The ORR’s report to the procurator fiscal was received more than a year after the trespass, and it took more than another year for discussions to start between the fiscal and Network Rail over resolving the case. It then took nearly two more years for the case to finally come to court last month.

Another section of "substandard" fence in Musselburgh. (Picture: ORR)

I’ve been out with a British Transport Police team trying to catch trespassers in the past. They know where the gaps in the fence are. Graffiti is plain – train passengers just need to look out of the window.

So why wasn’t the problem at Musselburgh reported and remedial action taken more promptly?

In any case, what is the point of spending four years prosecuting Network Rail, a UK government body which made a £375 million profit last year on revenue of £8 billion, when that costly process ended with a fine of only £135,000?

Britain’s railways are a strange cultural phenomenon in that they are among the only ones in the world to be fenced as a matter of course.

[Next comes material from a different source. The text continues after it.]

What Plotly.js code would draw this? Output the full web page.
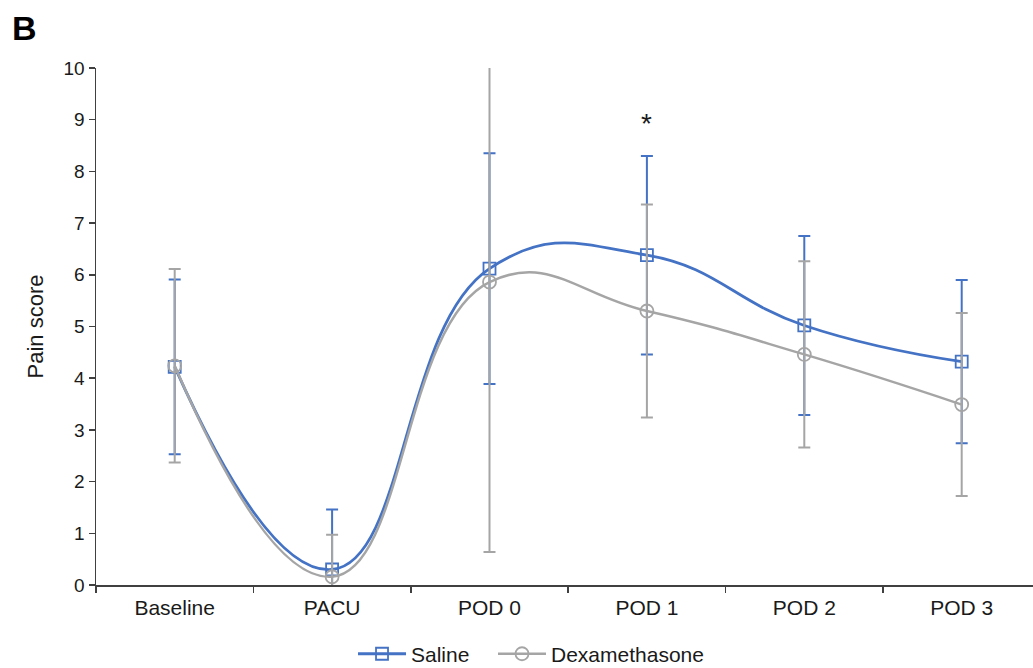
<!DOCTYPE html>
<html>
<head>
<meta charset="utf-8">
<script src="https://cdn.plot.ly/plotly-3.0.1.min.js"></script>
<style>
html, body { margin: 0; padding: 0; background: #ffffff; overflow: hidden; width: 1033px; height: 668px; }
#chart { width: 1033px; height: 700px; }
</style>
</head>
<body>
<div id="chart"></div>
<script>
var categories = ['Baseline', 'PACU', 'POD 0', 'POD 1', 'POD 2', 'POD 3'];
var salineMean = [4.22, 0.30, 6.12, 6.38, 5.02, 4.32];
var salineSD   = [1.69, 1.16, 2.23, 1.92, 1.73, 1.58];
var dexMean    = [4.24, 0.16, 5.86, 5.30, 4.46, 3.49];
var dexSD      = [1.87, 0.81, 5.22, 2.06, 1.80, 1.77];
var yTicks = [0, 1, 2, 3, 4, 5, 6, 7, 8, 9, 10];
var seriesNames = ['Saline', 'Dexamethasone'];

var FONT = '"Liberation Sans", Arial, Helvetica, sans-serif';
var BLUE = '#4472C4';
var GRAY = '#A5A5A5';

var traces = [
  {
    x: categories, y: salineMean, name: seriesNames[0], legend: 'legend',
    type: 'scatter', mode: 'lines+markers',
    line: { color: BLUE, width: 2.8, shape: 'spline', smoothing: 1.3 },
    marker: { symbol: 'square-open', size: 12, color: BLUE, line: { width: 1.8, color: BLUE } },
    error_y: { type: 'data', array: salineSD, visible: true, color: BLUE, thickness: 2, width: 6 }
  },
  {
    x: categories, y: dexMean, name: seriesNames[1], legend: 'legend2',
    type: 'scatter', mode: 'lines+markers',
    line: { color: GRAY, width: 2.5, shape: 'spline', smoothing: 1.3 },
    marker: { symbol: 'circle-open', size: 13, color: GRAY, line: { width: 1.8, color: GRAY } },
    error_y: { type: 'data', array: dexSD, visible: true, color: GRAY, thickness: 2, width: 6 }
  }
];

var legendBase = {
  orientation: 'h', xanchor: 'left', y: -0.094, yanchor: 'top',
  font: { family: FONT, size: 21, color: '#1a1a1a' },
  itemwidth: 48, tracegroupgap: 0, bgcolor: 'rgba(0,0,0,0)'
};

var layout = {
  width: 1033, height: 700,
  margin: { l: 96, r: 0, t: 68, b: 115, pad: 0, autoexpand: false },
  paper_bgcolor: '#ffffff', plot_bgcolor: '#ffffff',
  font: { family: FONT, size: 19, color: '#1a1a1a' },
  showlegend: true,
  legend: Object.assign({}, legendBase, { x: 0.2743 }),
  legend2: Object.assign({}, legendBase, { x: 0.4237 }),
  xaxis: {
    type: 'category', range: [-0.5, 5.453], automargin: false,
    showline: true, linecolor: '#404040', linewidth: 1.5,
    ticks: 'outside', tickson: 'boundaries', ticklen: 6, tickcolor: '#404040', tickwidth: 1.5,
    ticklabelstandoff: 3,
    showgrid: false, zeroline: false,
    tickfont: { family: FONT, size: 21, color: '#1a1a1a' }
  },
  yaxis: {
    range: [0, 10], tickmode: 'array', tickvals: yTicks, ticktext: yTicks.map(String),
    automargin: false,
    showline: true, linecolor: '#404040', linewidth: 1.5,
    ticks: 'outside', ticklen: 6, tickcolor: '#404040', tickwidth: 1.5,
    showgrid: false, zeroline: false,
    tickfont: { family: FONT, size: 19, color: '#1a1a1a' },
    title: { text: 'Pain score', font: { family: FONT, size: 22, color: '#1a1a1a' }, standoff: 14 }
  },
  annotations: [
    { text: '*', x: 'POD 1', y: 8.93, xref: 'x', yref: 'y', showarrow: false,
      font: { family: FONT, size: 28, color: '#1a1a1a' }, xanchor: 'center', yanchor: 'middle' },
    { text: '<b>B</b>', x: -0.092, y: 1.1188, xref: 'paper', yref: 'paper', showarrow: false,
      font: { family: FONT, size: 34, color: '#000000' }, xanchor: 'left', yanchor: 'top' }
  ],
  hovermode: false
};

Plotly.newPlot('chart', traces, layout, { displayModeBar: false, staticPlot: true });
</script>
</body>
</html>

The Office of Rail and Road said there was "extensive graffiti on both sides of the railway boundary". (Picture: ORR)

I’m not saying we shouldn’t have fences, but they appear to have unduly become the focus.

However, if the perceived onus is on keeping people out, rather the trespassers themselves, with the huge potential risks they take and the massive disruption any incident is likely to cause, it’s almost like saying “I couldn’t help it, they should have stopped me getting in”.